I am not sure if it is just me or others also, but I have noticed that ever since updating to version 24 most payments fail. I get alot of these me...

And often it turns out, I agree! This shit should just Work Better! CLN payments are the example here, and it was never my priority. That might seem weird, but the first production CLN node was the Blockstream store. So we're good at *receiving* payments! But the method of routing and actually making payments is neither spec-defined nor a way to lose money. It's also hard to measure success properly, since it depends on the vagaries of the network at the time But it's important, turns out :). And now we see it first-hand since we host nodes at Greenlight. So this release, unlike most, was "get a new pay system in place" (hence we will miss our release date, for the first time since we switched to date-based releases). Here's a list of what we did: 1. I was Release Captain. I was next in the rotation anyway, but since this was going to be a weird release I wanted to take responsibility. 2. I wrote a compressor for the current topology snapshot. This lets us check a "known" realistic data set into the repo for CI. 3. I wrote a fake channel daemon, which uses the decompressed topology to simulate the entire network. 4. I pulled the min-cost-flow solver out of renepay into its own general plugin, "askrene". This lets anyone access it, lets @lagrange further enhance it, and makes it easier for custom pay plugins to exist: Michael of Boltz showed how important this is with mpay. 5. A new interface for sending HTLCs, which mirrors the path of payments coming from other nodes. In particular, this handles self-pay (including payments where part is self-pay and part remote!) and blinded path entry natively, just like any other payment. 6. Enhancements and cleanups to our "libplugin" library for built-in plugins, to avoid nasty hacks pay has to do. 7. Finally, a new "xpay" command and plug-in. After all the other work, this was fairly simple. In particular, I chose not to be bound to the current pay API, which is a bit painful in the short term. 8. @Alex changed our gossip code to be more aggressive: you can't route if you can't see the network well! Importantly, I haven't closed this issue: we need to see how this works in the Real World! Engineers always love rewriting, but it can actually make things worse as lessons are lost, and workarounds people were using before stop being effective. But after this fairly Herculean effort, I'm going to need to switch to other things for a while. There are always other things to work on!

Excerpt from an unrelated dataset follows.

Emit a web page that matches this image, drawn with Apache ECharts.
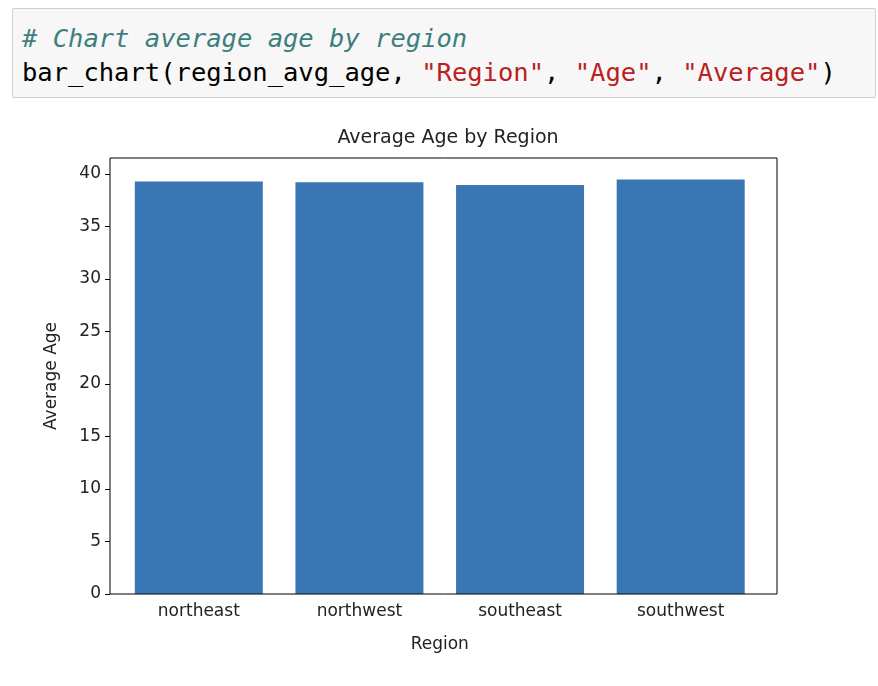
<!DOCTYPE html>
<html>
<head>
<meta charset="utf-8">
<script src="https://cdn.jsdelivr.net/npm/echarts@6/dist/echarts.min.js"></script>
<style>
  body { margin: 0; background: #fff; }
  #code {
    position: absolute; left: 12px; top: 8px; width: 864px; height: 90px;
    box-sizing: border-box; background: #f7f7f7; border: 1px solid #cfcfcf;
    border-radius: 2px; padding: 12px 0 0 9px;
    font-family: "DejaVu Sans Mono", monospace; font-size: 25.5px; line-height: 34px;
    white-space: pre; color: #000;
  }
  .c { color: #3d7f7f; font-style: italic; }
  .s { color: #ba2121; }
  #chart { position: absolute; left: 0; top: 0; width: 878px; height: 686px; }
</style>
</head>
<body>
<div id="code"><span class="c"># Chart average age by region</span>
bar_chart(region_avg_age, <span class="s">"Region"</span>, <span class="s">"Age"</span>, <span class="s">"Average"</span>)</div>
<div id="chart"></div>
<script>
const regions = ['northeast', 'northwest', 'southeast', 'southwest']
const avgAge = [39.27, 39.20, 38.94, 39.46]
const yTicks = [0, 5, 10, 15, 20, 25, 30, 35, 40]

const chart = echarts.init(document.getElementById('chart'))
const font = 'DejaVu Sans'

chart.setOption({
  animation: false,
  textStyle: { fontFamily: font },
  title: {
    text: 'Average Age by Region', left: 443, top: 124, textAlign: 'center',
    textStyle: { fontFamily: font, fontSize: 19, fontWeight: 'normal', color: '#222' }
  },
  grid: { left: 118.5, right: 117, top: 158, bottom: 92 },
  graphic: [{
    type: 'rect', shape: { x: 110, y: 158, width: 667, height: 436 }, z: 100,
    style: { fill: 'none', stroke: '#000', lineWidth: 1 }, silent: true
  }],
  xAxis: {
    type: 'category', data: regions,
    name: 'Region', nameLocation: 'middle', nameGap: 42,
    nameTextStyle: { fontFamily: font, fontSize: 17, color: '#222' },
    axisLine: { show: false },
    axisTick: { alignWithLabel: true, length: 5, lineStyle: { color: '#000' } },
    axisLabel: { fontFamily: font, fontSize: 17, color: '#222', margin: 9 }
  },
  yAxis: {
    type: 'value', min: 0, max: 41.5, offset: 8.5,
    name: 'Average Age', nameLocation: 'middle', nameGap: 50,
    nameTextStyle: { fontFamily: font, fontSize: 17, color: '#222' },
    axisLine: { show: false },
    splitLine: { show: false },
    axisTick: { show: true, length: 5, customValues: yTicks, lineStyle: { color: '#000' } },
    axisLabel: { fontFamily: font, fontSize: 17, color: '#222', margin: 9, customValues: yTicks }
  },
  series: [{
    type: 'bar', data: avgAge, barWidth: 128,
    itemStyle: { color: '#3a76b4' }
  }]
})
</script>
</body>
</html>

Writing release notes is fun, but the part I really like in the release process is preparing the first commits for the *next* release: 1. BOLT spec updates. We check all the BOLT quotes in our source, and have a script to update the spec version one commit at a time. This is a grab bag of typo fixes, feature merges (which may mean we no longer need our local patches), and occasionally major changes. It's unpredictable enough that I enjoy it 2. Removing long-deprecated features. We now give a year, then you can enable each deprecated feature individually with a configuration flag, then (if we haven't heard complaints!) we finally remove it. This means removing code (usually ugly shim code) and is a genuine joy. I've started this for 25.02, and it's a balm after the release grind...

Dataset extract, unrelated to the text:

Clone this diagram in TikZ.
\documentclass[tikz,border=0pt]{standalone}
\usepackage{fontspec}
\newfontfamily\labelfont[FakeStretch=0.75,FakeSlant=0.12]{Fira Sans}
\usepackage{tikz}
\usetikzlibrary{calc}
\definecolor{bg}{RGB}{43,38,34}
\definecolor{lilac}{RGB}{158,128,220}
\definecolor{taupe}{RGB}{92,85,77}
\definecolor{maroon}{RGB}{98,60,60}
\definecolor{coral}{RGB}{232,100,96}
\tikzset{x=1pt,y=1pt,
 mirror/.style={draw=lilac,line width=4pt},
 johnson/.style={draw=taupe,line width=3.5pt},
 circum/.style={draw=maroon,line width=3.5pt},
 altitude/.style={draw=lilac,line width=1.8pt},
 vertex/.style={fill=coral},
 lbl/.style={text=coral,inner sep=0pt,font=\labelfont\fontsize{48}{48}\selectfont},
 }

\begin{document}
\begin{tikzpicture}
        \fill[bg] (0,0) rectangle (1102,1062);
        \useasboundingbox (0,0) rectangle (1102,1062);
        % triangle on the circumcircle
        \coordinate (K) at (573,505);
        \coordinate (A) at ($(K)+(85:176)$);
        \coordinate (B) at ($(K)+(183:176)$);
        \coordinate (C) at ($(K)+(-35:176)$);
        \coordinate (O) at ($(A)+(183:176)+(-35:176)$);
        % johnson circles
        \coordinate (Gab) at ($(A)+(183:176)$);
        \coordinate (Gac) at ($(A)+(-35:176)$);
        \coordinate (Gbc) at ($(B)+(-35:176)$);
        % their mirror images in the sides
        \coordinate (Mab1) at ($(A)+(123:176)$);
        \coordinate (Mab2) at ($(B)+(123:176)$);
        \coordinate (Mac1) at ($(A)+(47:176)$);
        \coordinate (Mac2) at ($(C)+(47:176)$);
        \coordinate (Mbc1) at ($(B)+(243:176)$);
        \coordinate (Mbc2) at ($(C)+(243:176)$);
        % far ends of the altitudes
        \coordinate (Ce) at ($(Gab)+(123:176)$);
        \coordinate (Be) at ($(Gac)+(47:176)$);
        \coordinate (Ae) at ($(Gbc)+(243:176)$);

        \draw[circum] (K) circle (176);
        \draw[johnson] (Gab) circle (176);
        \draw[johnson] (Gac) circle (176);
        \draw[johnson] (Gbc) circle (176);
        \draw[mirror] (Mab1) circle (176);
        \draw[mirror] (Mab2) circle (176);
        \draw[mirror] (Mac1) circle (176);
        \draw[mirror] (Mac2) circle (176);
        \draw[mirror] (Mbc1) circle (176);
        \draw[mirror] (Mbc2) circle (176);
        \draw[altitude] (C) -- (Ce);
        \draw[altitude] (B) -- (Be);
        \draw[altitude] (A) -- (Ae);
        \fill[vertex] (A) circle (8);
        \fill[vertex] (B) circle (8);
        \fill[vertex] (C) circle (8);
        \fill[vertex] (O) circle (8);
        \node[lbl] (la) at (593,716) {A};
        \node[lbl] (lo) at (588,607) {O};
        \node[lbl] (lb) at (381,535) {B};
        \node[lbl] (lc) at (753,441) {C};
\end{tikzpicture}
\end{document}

The problem with CTV is fees. When you look at most designs using CTV, they need *another* tx, and an anchor output, so they can pay fees. What they really want is "this tx, plus an input and optional change output". People tend to ignore fees in their protocol design. But I'm implementation they're critical, and only getting more so. Lightning has been down this path!

Trying to do everything, but mainly doing a little of everything badly. #CLN release is late, I've been ignoring the BOLTs changes,, I haven't even looked at GSR since my OP_NEXT talk, and my comprehensive list of opcodes for introspection is still stuck in my head. I try to take time to post on #nostr over morning coffee though, since doing that every day helps move things forward.